Area communities, residents would benefit from standalone public safety facility
A proposed Public Safety Training Center would provide new and enhanced training opportunities to the three-county area for veteran law enforcement officers, corrections, fire and EMS workers in area communities as well as students entering these career study areas.
This would allow these professionals to train in a more realistic setting, providing them with the means to better face actual emergencies in the communities they protect and serve. The center would be a hub for training students through the Gateway Law Enforcement Academy - most of whom are then employed at departments in the three-county Gateway district – as well as expanded specialty training for law enforcement agencies and working officers from area towns and cities.
Quality skill training in all skills needed to keep communities safe
The center would provide for expanded scenario training through buildings in a simulated neighborhood, as well as a dedicated emergency vehicle operation course (EVOC). The course would offer a training ground for police, fire and EMS workers in area departments to train on driving their vehicles in the stressful situations which surround an emergency.
Law Enforcement Academy Coordinator Joe Whiten said Gateway currently uses wide open parking lots at a former dog track. While it is workable, there still exists a need for a course built for, and suited to, training safely at higher speeds. There is a demand for this training, too - not only would Gateway students use it, but professional law enforcement officers are required, by law, to receive four hours of pursuit training on a biennial basis.
“EVOC, pursuit driving and PIT maneuver training all require a large, unobstructed paved area,” says Whiten. “Obtaining a viable driving area which meets the needs of all the training areas is, unquestionably, the most pressing need for all three programs.”
A firing range at the new center would also replace the four-lane shooting range in the basement of the Kenosha Campus. Again, academy students as well as working professionals would use this range - many local departments require their officers to train and meet standards several times yearly. This would meet the needs of those officers.
Finally, Whiten says the expanded area of a new center would help alleviate the crowding that sometimes occurs when recruits need to use space on the Kenosha Campus. A greater demand exists for professional development and required training than Gateway can currently accommodate.
“There is some training we can't do now simply because we don't have the room to do it in,” says Whiten.
Training for the realities of today's world
Combined response training is one area of training Gateway currently has trouble accommodating. Gateway Fire Protection Program Coordinator John Dahms says the new center would add areas for his students to train and participate in different simulated emergencies, making them more efficient when they are in the field and working with their community departments. He says, though, the value of the center is that it could replicate an actual emergency in a much more complete manner than if police, fire and EMS trained separately.
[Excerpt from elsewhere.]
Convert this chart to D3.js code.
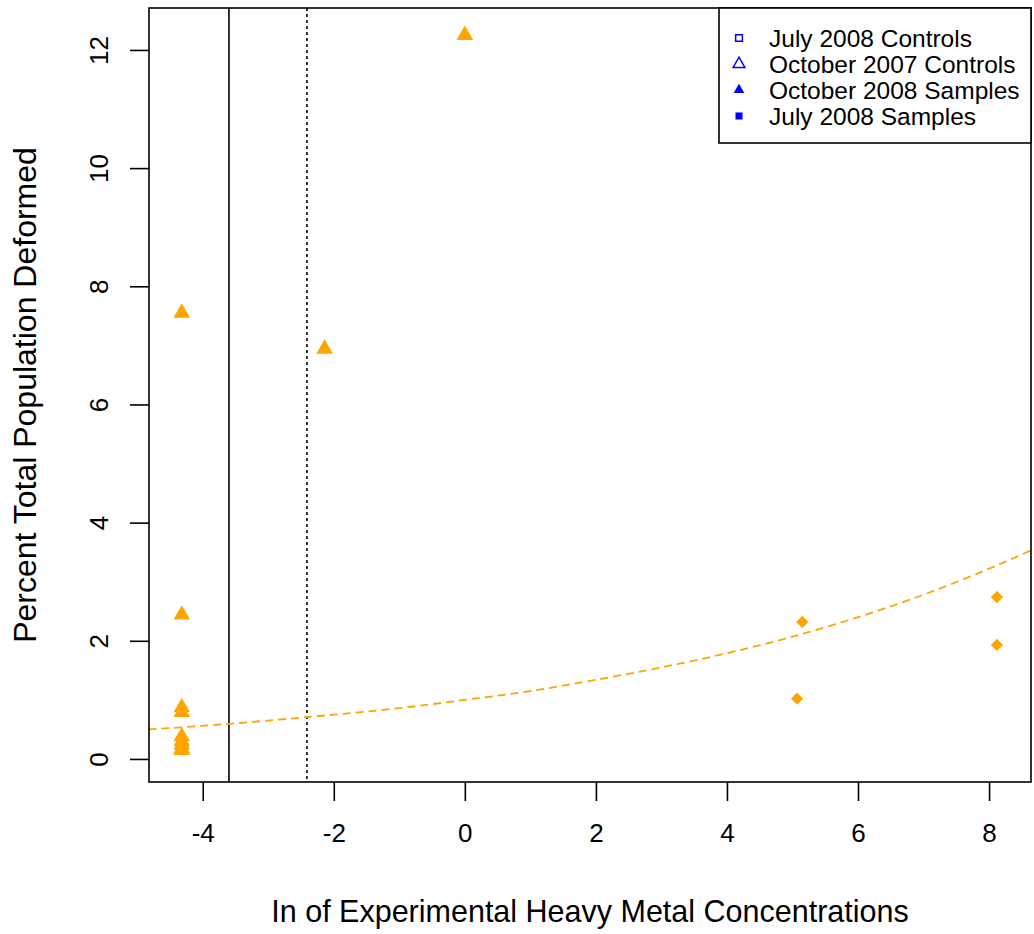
<!DOCTYPE html>
<html>
<head>
<meta charset="utf-8">
<script src="https://cdn.jsdelivr.net/npm/d3@7"></script>
<style>
  body { margin: 0; background: #ffffff; }
  text { font-family: "Liberation Sans", Arial, sans-serif; fill: #000; }
</style>
</head>
<body>
<svg id="chart"></svg>
<script>
// scatter of deformity vs ln metal concentration

var width = 1034;
var height = 934;

// plot box
var margin = { top: 8, right: 3, bottom: 152, left: 149 };

// DATA
// October 2008 samples (filled triangles)
var triX = [0, -2.14, -4.32, -4.32, -4.32, -4.32, -4.32, -4.32, -4.32, -4.32, -4.32];
var triY = [12.25, 6.94, 7.55, 2.44, 0.87, 0.79, 0.38, 0.30, 0.24, 0.18, 0.15];
// July 2008 samples (diamonds)
var dmdX = [5.15, 5.07, 8.12, 8.12];
var dmdY = [2.32, 1.02, 2.74, 1.93];
// fitted curve
var fitX = [-4.83, -4, -3, -2, -1, 0, 1, 2, 3, 4, 5, 6, 7, 8, 8.64];
var fitY = [0.50, 0.56, 0.65, 0.75, 0.86, 1.00, 1.15, 1.34, 1.55, 1.79, 2.07, 2.40, 2.78, 3.22, 3.53];
// reference lines
var solidLineX = -3.60;
var dottedLineX = -2.41;

var xTicks = [-4, -2, 0, 2, 4, 6, 8];
var yTicks = [0, 2, 4, 6, 8, 10, 12];

var legendLabels = ["July 2008 Controls", "October 2007 Controls", "October 2008 Samples", "July 2008 Samples"];

var svg = d3.select("#chart")
    .attr("width", width)
    .attr("height", height);

// SCALES
var x = d3.scaleLinear()
    .domain([-4.82, 8.64])
    .range([margin.left, width - margin.right]);
var y = d3.scaleLinear()
    .domain([-0.39, 12.71])
    .range([height - margin.bottom, margin.top]);

var orange = "#FFA500";
var blue = "#0000FF";

// AXES
var xAxis = svg.append("g")
    .attr("transform", "translate(0," + (height - margin.bottom) + ")")
    .call(d3.axisBottom(x).tickValues(xTicks).tickSize(19).tickSizeOuter(0).tickPadding(23)
        .tickFormat(d => d < 0 ? "-" + Math.abs(d) : d));
xAxis.select(".domain").remove();
xAxis.selectAll("line").attr("stroke", "#000").attr("stroke-width", 1.6);
xAxis.selectAll("text").style("font-size", "26px").style("font-family", "Liberation Sans, Arial, sans-serif");

var yAxis = svg.append("g")
    .attr("transform", "translate(" + margin.left + ",0)")
    .call(d3.axisLeft(y).tickValues(yTicks).tickSize(19).tickSizeOuter(0));
yAxis.select(".domain").remove();
yAxis.selectAll("line").attr("stroke", "#000").attr("stroke-width", 1.6);
yAxis.selectAll("text")
    .attr("x", null).attr("dy", null)
    .attr("text-anchor", "middle")
    .attr("transform", "translate(-41,0) rotate(-90)")
    .style("font-size", "26px").style("font-family", "Liberation Sans, Arial, sans-serif");

// axis titles
svg.append("text")
    .attr("x", (x.range()[0] + x.range()[1]) / 2)
    .attr("y", 922)
    .attr("text-anchor", "middle")
    .style("font-size", "30.5px")
    .text("In of Experimental Heavy Metal Concentrations");

svg.append("text")
    .attr("transform", "translate(36," + ((y.range()[0] + y.range()[1]) / 2) + ") rotate(-90)")
    .attr("text-anchor", "middle")
    .style("font-size", "32px")
    .text("Percent Total Population Deformed");

// REFERENCE LINES
svg.append("line")
    .attr("x1", x(solidLineX)).attr("x2", x(solidLineX))
    .attr("y1", y.range()[1]).attr("y2", y.range()[0])
    .attr("stroke", "#000").attr("stroke-width", 1.6);
svg.append("line")
    .attr("x1", x(dottedLineX)).attr("x2", x(dottedLineX))
    .attr("y1", y.range()[1]).attr("y2", y.range()[0])
    .attr("stroke", "#000").attr("stroke-width", 1.6)
    .attr("stroke-dasharray", "3,3");

// FIT CURVE
var fitLine = d3.line()
    .x((d, i) => x(fitX[i]))
    .y((d, i) => y(fitY[i]))
    .curve(d3.curveMonotoneX);
svg.append("path")
    .datum(fitX)
    .attr("d", fitLine)
    .attr("fill", "none")
    .attr("stroke", orange)
    .attr("stroke-width", 1.8)
    .attr("stroke-dasharray", "8,5");

// POINTS
var tri = d3.symbol().type(d3.symbolTriangle).size(120);
svg.append("g").selectAll("path")
    .data(triX)
    .enter()
    .append("path")
    .attr("d", tri)
    .attr("transform", (d, i) => "translate(" + x(d) + "," + y(triY[i]) + ")")
    .attr("fill", orange);

var dmd = d3.symbol().type(d3.symbolSquare).size(75);
svg.append("g").selectAll("path")
    .data(dmdX)
    .enter()
    .append("path")
    .attr("d", dmd)
    .attr("transform", (d, i) => "translate(" + x(d) + "," + y(dmdY[i]) + ") rotate(45)")
    .attr("fill", orange);

// PLOT BOX
svg.append("rect")
    .attr("x", margin.left).attr("y", margin.top)
    .attr("width", width - margin.right - margin.left)
    .attr("height", height - margin.bottom - margin.top)
    .attr("fill", "none").attr("stroke", "#000").attr("stroke-width", 1.6);

// LEGEND
var legend = svg.append("g");
legend.append("rect")
    .attr("x", 719).attr("y", margin.top)
    .attr("width", width - margin.right - 719)
    .attr("height", 143 - margin.top)
    .attr("fill", "#fff").attr("stroke", "#000").attr("stroke-width", 1.6);

var legendShapes = [
    { type: d3.symbolSquare, size: 45, fill: "none" },
    { type: d3.symbolTriangle, size: 60, fill: "none" },
    { type: d3.symbolTriangle, size: 50, fill: blue },
    { type: d3.symbolSquare, size: 50, fill: blue }
];

var rows = legend.selectAll("g.row")
    .data(legendLabels)
    .enter()
    .append("g")
    .attr("class", "row")
    .attr("transform", (d, i) => "translate(0," + (38 + i * 26) + ")");

rows.append("path")
    .attr("d", (d, i) => d3.symbol().type(legendShapes[i].type).size(legendShapes[i].size)())
    .attr("transform", "translate(739,0)")
    .attr("fill", (d, i) => legendShapes[i].fill)
    .attr("stroke", (d, i) => legendShapes[i].fill === "none" ? blue : "none")
    .attr("stroke-width", 1.5);

rows.append("text")
    .attr("x", 769)
    .attr("dy", "0.36em")
    .style("font-size", "24.5px")
    .text(d => d);
</script>
</body>
</html>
“Much of our industry is moving toward providing scenario-based environments. What's that old sports saying, that you perform the way you practice? We want them to practice on these scenarios so when they ‘perform’ or begin their career in the real world, they will be more highly skilled technicians.”
Finally, rooms at the center could also allow space for general studies and other courses needed by all Gateway students inside, and outside of, the emergency occupations courses.